En conclusion, notre enquête a mis en évidence pour le territoire d’expérimentation considéré, la distance au projet local accusée par la population. Si cette posture contredit en partie notre deuxième implication, elle ne remet pas en cause l’adhésion de l’habitant à son cadre de vie et ses points d’ancrage culturel. Est mise en priorité la menace de l’emploi ce qui nous renvoie à des logiques de priorité vitale déclinées par Maslow. L’Homme est d’abord à la recherche de sécurité pour lui et les siens (manger, s’abriter, se vêtir) ; le territoire, la nation et le reste du monde sont des questionnements d’altérité. La priorité du traitement des ruptures au sein du local doit alors être tempérée par une première phase de sensibilisation des acteurs du local à l’intérêt des logiques d’anticipation. Comme le confirment les résultats de l’enquête, la capacité d’un territoire à se mobiliser sur un traitement mutualisé de l’information est dépendant de la prise en compte du risque économique local, ce qui confirme notre première implication.

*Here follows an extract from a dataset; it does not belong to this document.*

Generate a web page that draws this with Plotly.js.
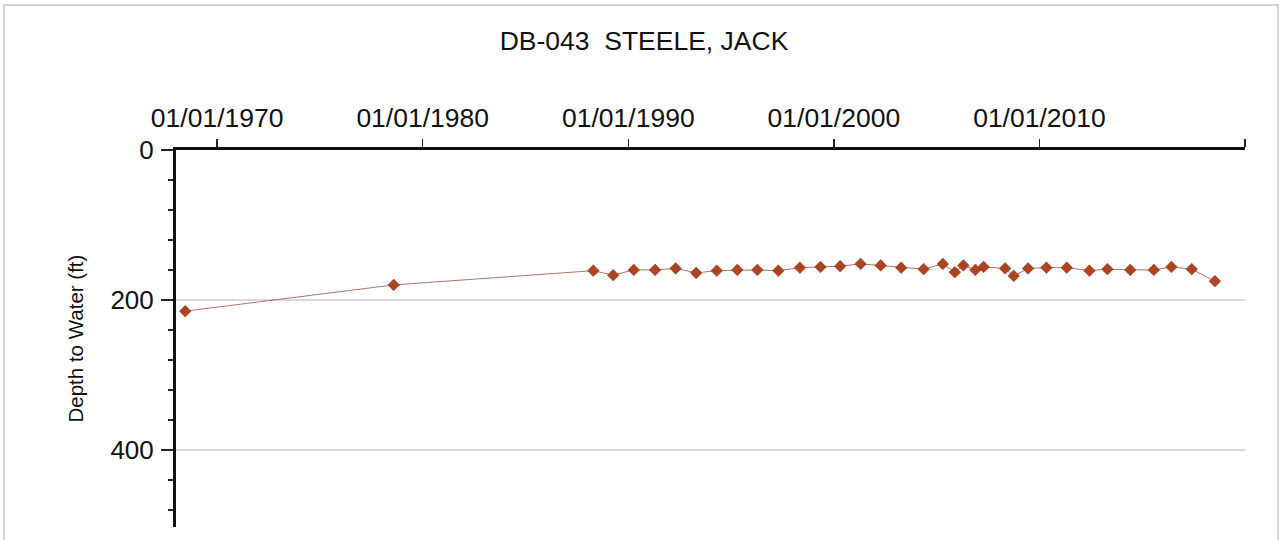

Nous pouvons avancer que la proposition de mise en œuvre harmonieuse d’un dispositif d’intelligence territoriale est facteur d’un déploiement initial intéressant prioritairement le milieu économique.
Les résultats obtenus sont ils dépendants de la démarche par enquête ?
En essayant d’éliminer au préalable, les biais éventuels de l’enquête, nous avons essayé de réduire le volant d’incertitudes des réponses traitées.
Cependant, aurait il fallu faire un choix d’autres créneaux horaires pour espérer atteindre ainsi une population masculine ?
Devait-on privilégier plutôt une enquête en face à face pour affiner celle-ci ?
Est-ce que le choix du territoire rural des Pays du Pévèle était judicieux ?
La priorité d’une vision économique du local sur une vision globale dégagée ici dans l’enquête est un point de différenciation majeure sur la commande initiale.
Cette position de l’habitant du local rejoint notre implication exposée initialement et confirme que l’adhésion de l’acteur au dispositif d’anticipation est dépendant des priorités qu’il distingue.